In most areas of the country, having at least basic insurance coverage on a car that you drive is a requirement for taking it out on the roadway. However, this is not always the case. Auto insurance laws vary by state, and while most mandate coverage, a couple of jurisdictions make it optional.
However, if you have auto insurance, and chances are that you do, it may be helpful to know what your coverage entails and who your policy applies to. This way, you can tell if you are not getting the coverage you deserve from your insurance company.

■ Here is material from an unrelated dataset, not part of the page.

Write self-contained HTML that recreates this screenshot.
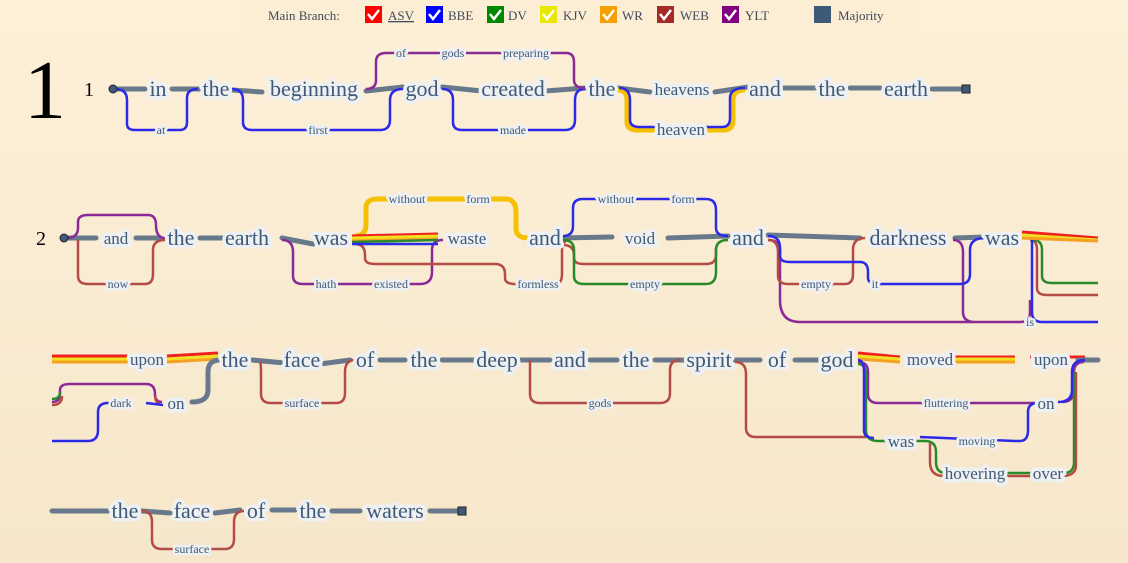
<!DOCTYPE html>
<html><head><meta charset="utf-8"><style>
html,body{margin:0;padding:0;width:1128px;height:563px;overflow:hidden;background:linear-gradient(180deg,#fdf0d8,#f6e7cb);}
svg{display:block}
.w{font-family:"Liberation Serif",serif;fill:#3f5a78;font-size:22px;text-anchor:middle;paint-order:stroke;stroke:#eef0f2;stroke-width:7px;stroke-linejoin:round}
.m{font-size:17px}
.s{font-size:12px;stroke-width:5px}
.g{fill:none;stroke:#67798a;stroke-width:5;stroke-linecap:round;stroke-linejoin:round}
.b{fill:none;stroke:#2a2ae8;stroke-width:2.5;stroke-linejoin:round}
.p{fill:none;stroke:#8a2a96;stroke-width:2.5;stroke-linejoin:round}
.r{fill:none;stroke:#b44b45;stroke-width:2.5;stroke-linejoin:round}
.gr{fill:none;stroke:#2a8a2a;stroke-width:2.5;stroke-linejoin:round}
.y{fill:none;stroke:#f5c000;stroke-width:5;stroke-linejoin:round}
.yl{fill:none;stroke:#f0e020;stroke-width:3}
.rd{fill:none;stroke:#f02020;stroke-width:3}
.or{fill:none;stroke:#f5a020;stroke-width:3}
.lg{font-family:"Liberation Serif",serif;font-size:13px;fill:#3f4a5a}
</style></head><body>
<svg width="1128" height="563" viewBox="0 0 1128 563">
<rect x="240" y="0" width="680" height="40" fill="#fbecd2" opacity="0.6"/>
<!-- legend -->
<text class="lg" x="268" y="20">Main Branch:</text>
<g>
<rect x="365" y="6" width="17" height="17" fill="#f00"/><text class="lg" x="388" y="20" text-decoration="underline">ASV</text>
<rect x="426" y="6" width="17" height="17" fill="#00f"/><text class="lg" x="448" y="20">BBE</text>
<rect x="487" y="6" width="17" height="17" fill="#080"/><text class="lg" x="508" y="20">DV</text>
<rect x="540" y="6" width="17" height="17" fill="#e8e800"/><text class="lg" x="563" y="20">KJV</text>
<rect x="600" y="6" width="17" height="17" fill="#f5a000"/><text class="lg" x="622" y="20">WR</text>
<rect x="657" y="6" width="17" height="17" fill="#a52a2a"/><text class="lg" x="680" y="20">WEB</text>
<rect x="722" y="6" width="17" height="17" fill="#800080"/><text class="lg" x="745" y="20">YLT</text>
<rect x="814" y="6" width="17" height="17" fill="#3f5a78"/><text class="lg" x="838" y="20">Majority</text>
<g fill="none" stroke="#fff" stroke-width="2.5"><path d="M368 14l4 5 7-9M429 14l4 5 7-9M490 14l4 5 7-9M543 14l4 5 7-9M603 14l4 5 7-9M660 14l4 5 7-9M725 14l4 5 7-9"/></g>
</g>
<text x="45" y="118" font-family="Liberation Serif,serif" font-size="84" text-anchor="middle" fill="#000">1</text>
<text x="89" y="96" font-family="Liberation Serif,serif" font-size="20" text-anchor="middle" fill="#000">1</text>
<text x="41" y="245" font-family="Liberation Serif,serif" font-size="20" text-anchor="middle" fill="#000">2</text>

<!-- ROW 1 -->
<path class="g" d="M113 89H145M172 89H200M232 90L262 92M366 91L403 87M442 87L482 91M545 91L585 88M618 88L650 92M715 92L748 87M782 88H815M850 88H880M932 89H965"/>
<path class="b" d="M115 89Q127 89 127 100V124Q127 130 135 130H180Q187 130 187 122V98Q187 89 198 89M232 89Q243 89 243 100V122Q243 130 252 130H380Q390 130 390 120V100Q390 89 403 89M442 89Q453 89 453 100V122Q453 130 462 130H565Q575 130 575 120V100Q575 89 585 89"/>
<path class="p" d="M366 89Q376 89 376 80V62Q376 53 386 53H566Q574 53 574 62V80Q574 88 585 88"/>
<path class="y" d="M618 90Q627 90 627 100V122Q627 130 637 130H724Q733 130 733 120V100Q733 90 745 90"/>
<path class="b" d="M619 88Q630 88 630 100V120Q630 127 640 127H722Q730 127 730 118V98Q730 88 745 88"/>
<rect x="962" y="85" width="8" height="8" fill="#3f5a78" stroke="#222" stroke-width="1"/>
<circle cx="113" cy="89" r="4" fill="#3f5a78" stroke="#222"/>
<text class="w" x="158" y="96">in</text><text class="w" x="216" y="96">the</text><text class="w" x="314" y="96">beginning</text><text class="w" x="422" y="96">god</text><text class="w" x="513" y="96">created</text><text class="w" x="602" y="96">the</text><text class="w m" x="682" y="95">heavens</text><text class="w" x="765" y="96">and</text><text class="w" x="832" y="96">the</text><text class="w" x="906" y="96">earth</text>
<text class="w s" x="161" y="134">at</text><text class="w s" x="318" y="134">first</text><text class="w s" x="401" y="57">of</text><text class="w s" x="453" y="57">gods</text><text class="w s" x="526" y="57">preparing</text><text class="w s" x="513" y="134">made</text><text class="w m" x="681" y="135">heaven</text>

<!-- ROW 2 -->
<path class="g" d="M64 238H96M136 238H160M200 238H225M282 238L313 244M560 238L612 237M668 238L728 236M768 235L860 238M955 238L985 237"/>
<path class="p" d="M66 238Q78 238 78 228V222Q78 215 88 215H148Q156 215 156 225Q156 238 165 238M282 240Q293 240 293 252V276Q293 284 303 284H420Q432 284 432 272V250Q432 240 443 240M768 240Q780 240 780 250V300Q780 322 800 322H1020Q1030 322 1030 312V300M953 240Q963 240 963 252V312Q963 322 975 322H1018"/>
<path class="r" d="M78 240V276Q78 284 88 284H145Q153 284 153 274V250Q153 240 165 240M355 244Q365 244 365 255V258Q365 264 375 264H495Q505 264 505 274V278Q505 284 515 284H555Q562 284 562 274V250Q562 240 570 240M563 245Q574 245 574 255V258Q574 264 584 264H706Q716 264 716 255V248M768 240Q778 240 778 252V276Q778 284 788 284H845Q853 284 853 274V250Q853 238 865 238M1030 240Q1037 240 1037 250V288Q1037 295 1047 295H1098"/>
<path class="gr" d="M563 240Q574 240 574 250V276Q574 284 584 284H706Q716 284 716 272V250Q716 240 728 240M1033 240Q1042 240 1042 250V276Q1042 283 1052 283H1098"/>
<path class="b" d="M563 236Q573 236 573 226V208Q573 199 583 199H706Q716 199 716 210V228Q716 236 728 236M768 236Q780 236 780 248V256Q780 262 790 262H860Q868 262 868 272V278Q868 284 878 284H960Q970 284 970 274V250Q970 238 985 238M1032 240Q1032 252 1032 262V312Q1032 322 1042 322H1098"/>
<path class="y" d="M355 236Q366 236 366 224V208Q366 199 377 199H505Q516 199 516 212V228Q516 238 528 238"/>
<path class="rd" d="M352 236L438 234M1022 232L1098 238"/>
<path class="or" d="M352 240L438 239"/><path class="yl" d="M352 238L438 236M1022 235L1098 240"/>
<path class="or" d="M1022 238L1098 241"/>
<path class="gr" d="M352 242L438 240"/><path class="b" d="M352 244L438 244"/>
<circle cx="64" cy="238" r="4" fill="#3f5a78" stroke="#222"/>
<text class="w m" x="116" y="244">and</text><text class="w" x="181" y="245">the</text><text class="w" x="247" y="245">earth</text><text class="w" x="331" y="245">was</text><text class="w m" x="467" y="244">waste</text><text class="w" x="545" y="245">and</text><text class="w m" x="640" y="244">void</text><text class="w" x="748" y="245">and</text><text class="w" x="908" y="245">darkness</text><text class="w" x="1002" y="245">was</text>
<text class="w s" x="118" y="288">now</text><text class="w s" x="326" y="288">hath</text><text class="w s" x="391" y="288">existed</text><text class="w s" x="407" y="203">without</text><text class="w s" x="478" y="203">form</text><text class="w s" x="538" y="288">formless</text><text class="w s" x="616" y="203">without</text><text class="w s" x="683" y="203">form</text><text class="w s" x="645" y="288">empty</text><text class="w s" x="816" y="288">empty</text><text class="w s" x="875" y="288">it</text><text class="w s" x="1030" y="326">is</text>

<!-- ROW 3 -->
<path class="rd" d="M52 356H128M167 356L218 353M858 353L900 357M955 357H1015M1085 357L1030 357"/>
<path class="yl" d="M52 359H128M167 359L218 356M858 356L900 359M955 359H1015"/>
<path class="or" d="M52 362H128M167 362L218 359M858 359L900 362M955 362H1015"/>
<path class="g" d="M192 402Q208 402 208 390V372Q208 360 220 360M252 360L285 363M320 364L350 360M380 360H405M442 360H477M518 360H550M590 360H617M655 360H685M735 360H760M795 360H818M1078 360H1098"/>
<path class="p" d="M52 402Q60 402 60 394V390Q60 384 70 384H146Q155 384 155 394Q155 402 162 402M858 362Q868 362 868 372V394Q868 403 878 403H1035M1062 402Q1074 402 1074 390V372Q1074 362 1084 362"/>
<path class="gr" d="M52 399Q60 399 60 392M858 364Q866 364 866 376V430Q866 441 878 441H925Q936 441 936 452V462Q936 473 946 473H1064Q1074 473 1074 462V372"/>
<path class="r" d="M52 405Q62 405 62 396M160 404Q156 404 155 396M260 362Q261 362 261 374V394Q261 403 271 403H336Q345 403 345 393V372Q345 360 355 360M530 360Q530 360 530 370V394Q530 403 540 403H660Q670 403 670 393V370Q670 360 680 360M735 362Q746 362 746 374V428Q746 437 756 437H866M930 443Q930 443 930 455V462Q930 476 944 476H1062Q1076 476 1076 465V372"/>
<path class="b" d="M52 441H88Q98 441 98 430V412Q98 403 108 403H120M146 403L163 405M858 360Q864 360 864 372V430Q864 438 874 438M920 437L1015 441H1020Q1028 441 1028 430V412Q1028 403 1038 403M1058 402Q1072 402 1072 390V372Q1072 360 1085 360"/>
<text class="w m" x="147" y="365">upon</text><text class="w" x="235" y="367">the</text><text class="w" x="302" y="367">face</text><text class="w" x="365" y="367">of</text><text class="w" x="424" y="367">the</text><text class="w" x="497" y="367">deep</text><text class="w" x="570" y="367">and</text><text class="w" x="636" y="367">the</text><text class="w" x="709" y="367">spirit</text><text class="w" x="777" y="367">of</text><text class="w" x="837" y="367">god</text><text class="w m" x="930" y="365">moved</text><text class="w m" x="1051" y="365">upon</text>
<text class="w s" x="121" y="407">dark</text><text class="w m" x="176" y="409">on</text><text class="w s" x="302" y="407">surface</text><text class="w s" x="600" y="407">gods</text><text class="w s" x="946" y="407">fluttering</text><text class="w m" x="1046" y="409">on</text><text class="w m" x="901" y="447">was</text><text class="w s" x="977" y="445">moving</text><text class="w m" x="975" y="479">hovering</text><text class="w m" x="1048" y="479">over</text>

<!-- ROW 4 -->
<path class="g" d="M52 511H108M142 511L170 513M215 513L240 510M272 510H295M332 511H360M430 511H461"/>
<path class="r" d="M142 511Q152 511 152 522V540Q152 549 162 549H225Q234 549 234 539V522Q234 511 244 511"/>
<rect x="458" y="507" width="8" height="8" fill="#3f5a78" stroke="#222" stroke-width="1"/>
<text class="w" x="125" y="518">the</text><text class="w" x="192" y="518">face</text><text class="w" x="256" y="518">of</text><text class="w" x="313" y="518">the</text><text class="w" x="395" y="518">waters</text>
<text class="w s" x="192" y="553">surface</text>
</svg>
</body></html>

According to the Insurance Information Institute, the minimum auto insurance coverage requirements you must meet depend a great deal upon the laws of your state. Three types of coverage requirements are nearly universal:
- Uninsured motorist coverage
- Property damage liability
- Bodily injury liability
In other words, you typically require enough coverage to pay for damage that you may cause to someone else's person or property with your car. Additionally, you need coverage for injuries or damage that you may sustain if someone without insurance crashes into you. Sixteen states also require personal injury protection, which covers medical expenses regardless of who is at fault. In other states, PIP coverage is available but not mandatory.
If you are the policyholder, you may add additional drivers to your policy, meaning that coverage extends to them if an accident occurs while they are operating the vehicle. This is helpful if you share the use of the car among two or more family members, roommates, etc.
The information in this article is not intended as legal advice but provided for educational purposes only.